When watching films, TV series, online videos or listening to English-speaking music, stop and repeat individual phrases. This can become a lengthy activity if you stop and start after every sentence, so I recommend doing this for phrases you don’t know or understand or just for the first few minutes of the programme/song. You can repeat in the exact same way you heard it in the film, TV series, online video or song.

Watch TV

Learn Phrases

One of the biggest difficulties my English students have is that they’ve learnt new vocabulary but don’t know how to use it in phrases. If you learn a new word, that’s great news, but you need to be able to use it in conversation. Try researching a phrase online or look at the example sentences provided in the dictionary. In most of our online vocabulary courses, we teach “useful phrases” with a series of questions and answers so you’ll learn exactly how to talk about each topic in conversation. You can also check out our basic phrases course with the most essential phrases needed in English conversation.
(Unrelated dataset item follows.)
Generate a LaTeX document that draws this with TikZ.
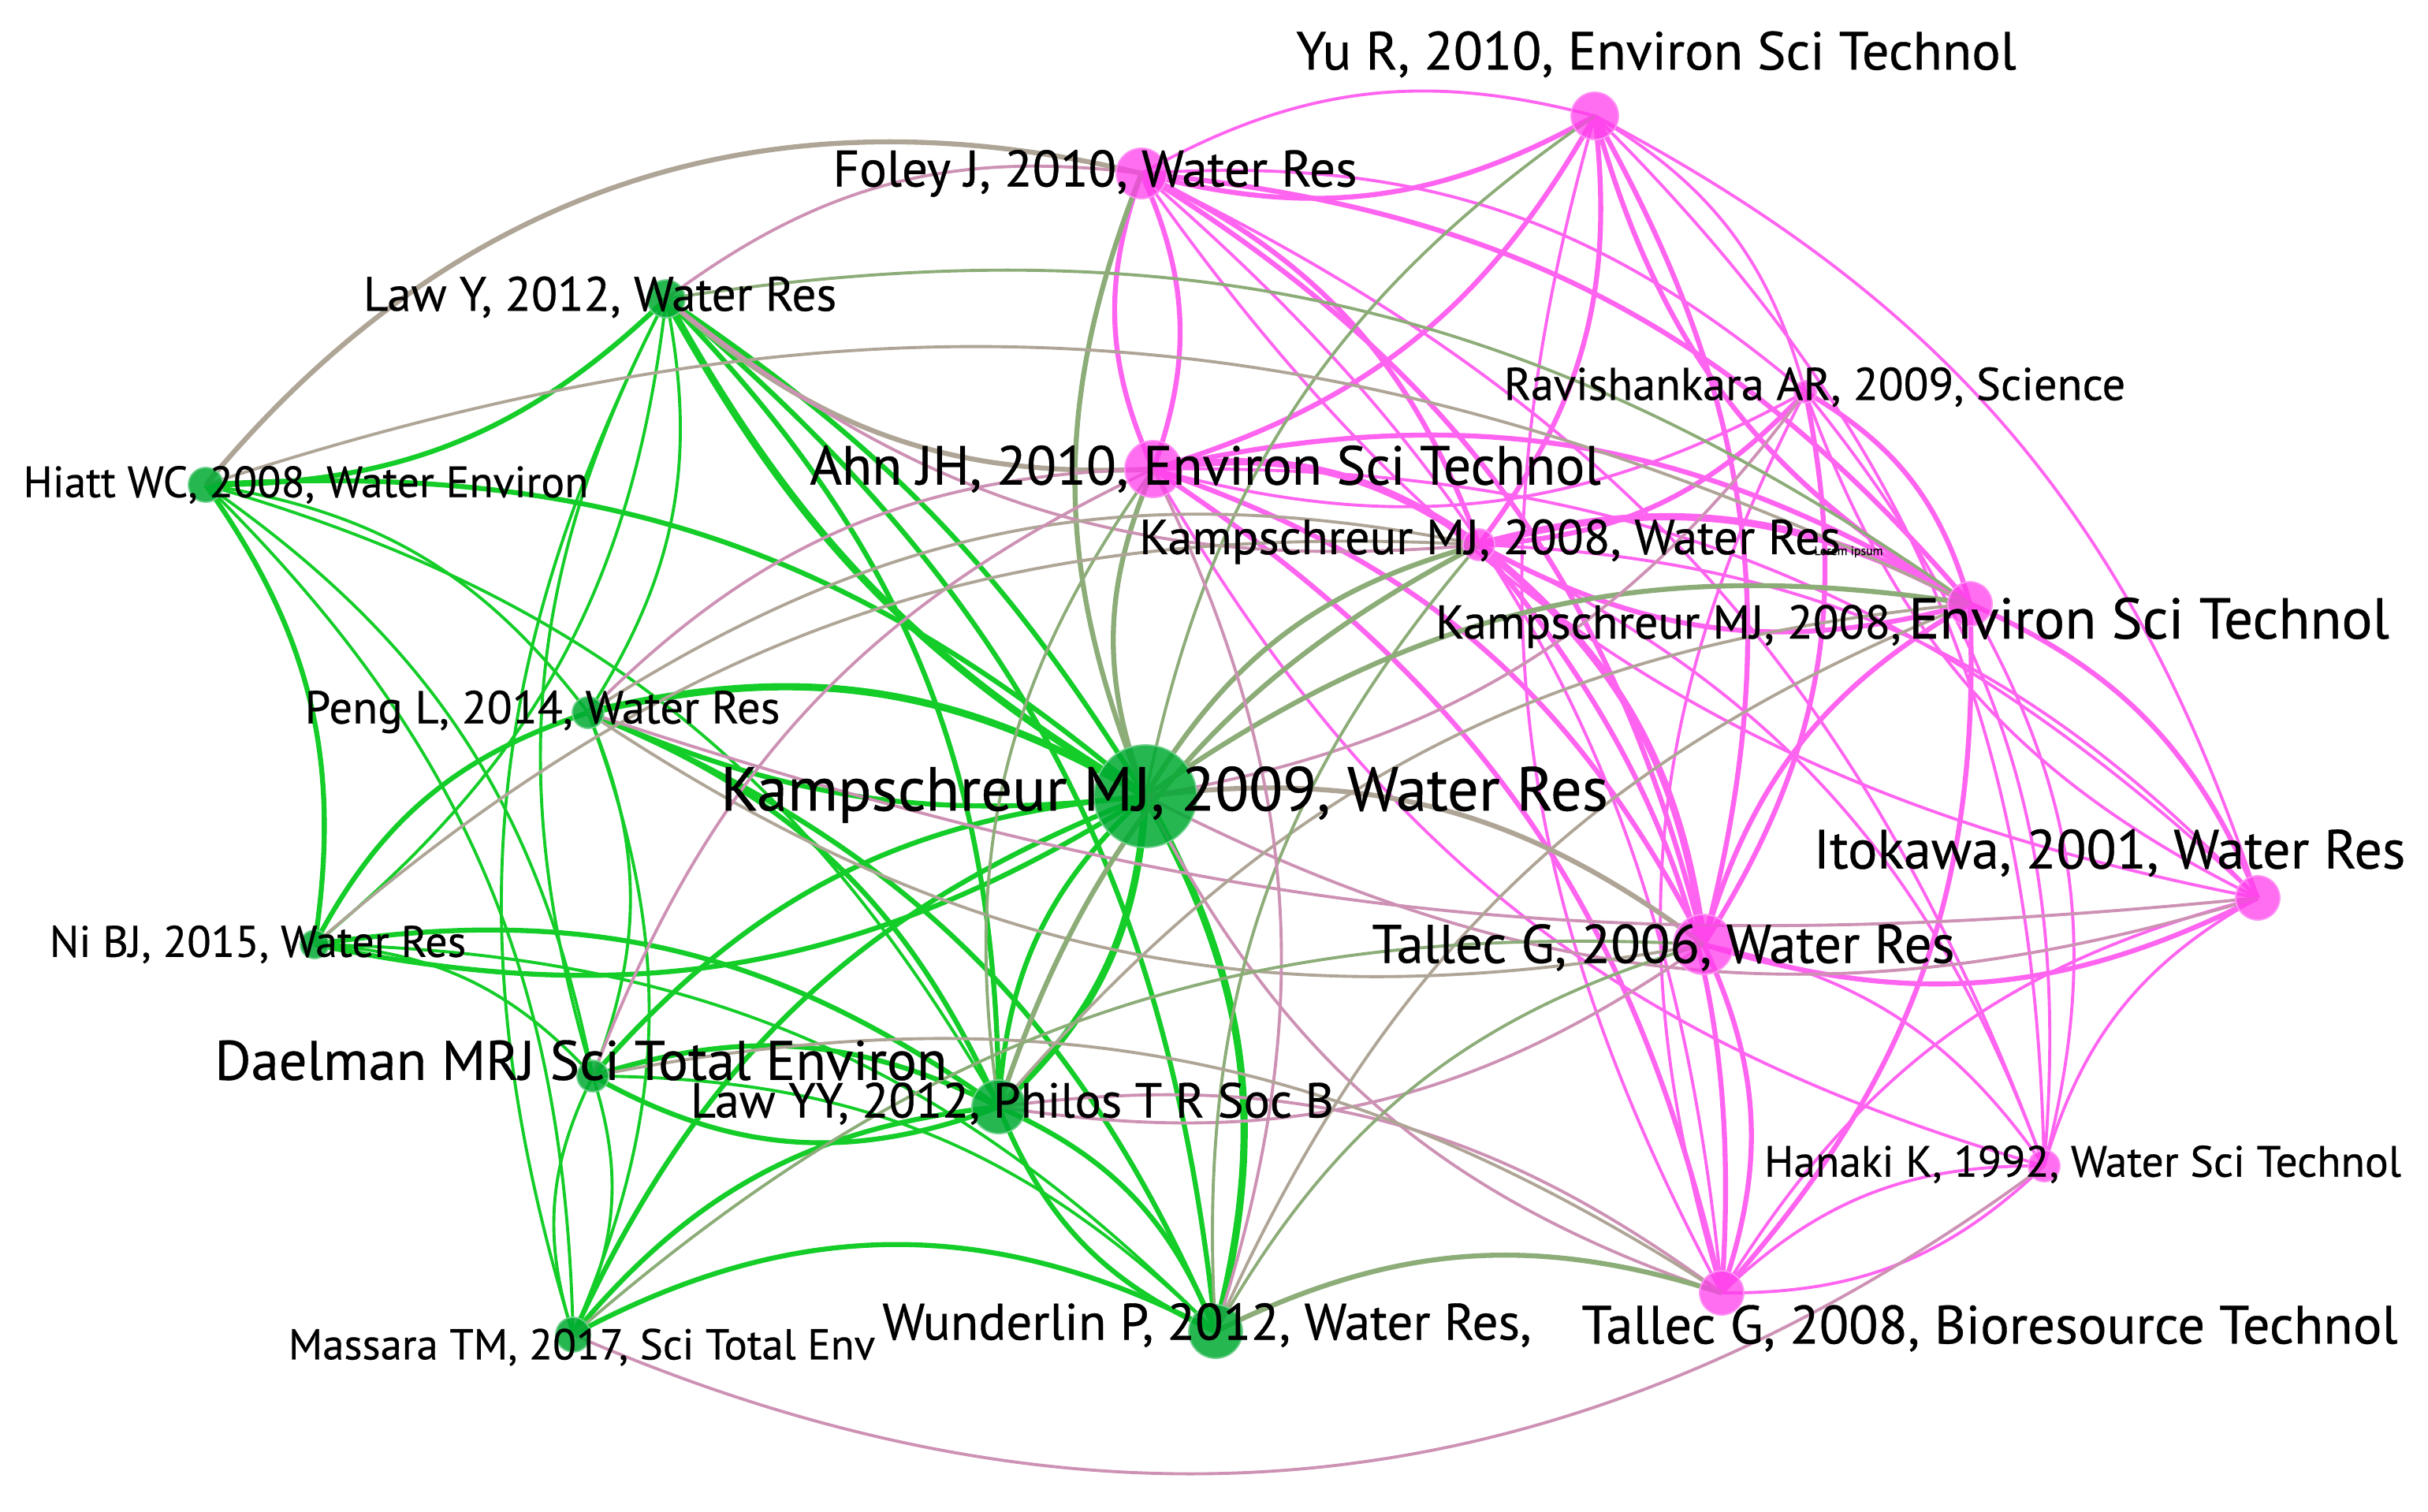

Although conversations are free flowing and difficult to predict, a lot of our English speaking is in a situation that can be prepared for. It may be on the phone booking an appointment, ordering food in a restaurant or booking tickets for a tourist attraction. All of these situations can be easily prepared. Brainstorm questions that are typically asked in these situations and prepare your own answers for them. Similarly, in the workplace, if you’ve got a big meeting coming up or are giving a presentation, you can prepare. We have numerous online courses to help guide you through these topics with “perfect” responses in common situations.


Another great activity is to narrate your everyday life. As well as practising the present continuous tense regularly, you’ll get to learn vocabulary for essential activities in your life. When you wake up in the morning, say out loud “I’m waking up, I’m brushing my teeth, I’m putting my clothes on”. You’ll discover new, essential vocabulary that is specific to you and you’ll be practising your pronunciation when saying these phrases out loud. Alternatively, at the end of the day you could practise your past tenses by describing what you did that day. “Today, I woke up at 8am, I went to work at 8.30am and I did a presentation”.

Waking Up

Use Apps


There are numerous apps available nowadays to help you improve your English speaking skills. One of my personal favourites is ELSA, which is free to download, although you need a paid upgrade to access everything. This focuses on the American English accent so there are quite a lot of limitations and at beginner level, it only focuses on individual words, which I don’t recommend. However, it can be great for focusing on problem areas and you can have automated conversations with a robot for a little bit of practice.

Set A Timetable

If you’re practising English randomly and just whenever you have time, it’s going to be difficult to see any improvements. For this reason, many students prefer to attend private classes or an English academy, which provides them with regularity. If you’re good at creating a schedule and sticking to it, then I highly recommend this. Set yourself a learning plan and what your goals are for each session. If you find self-discipline more difficult, come and join our academy or find an English teacher who will provide you with the guidance that you need. 

Hopefully these activities will help you feel more confident with your speaking and provide you with the right tools to advance quicker.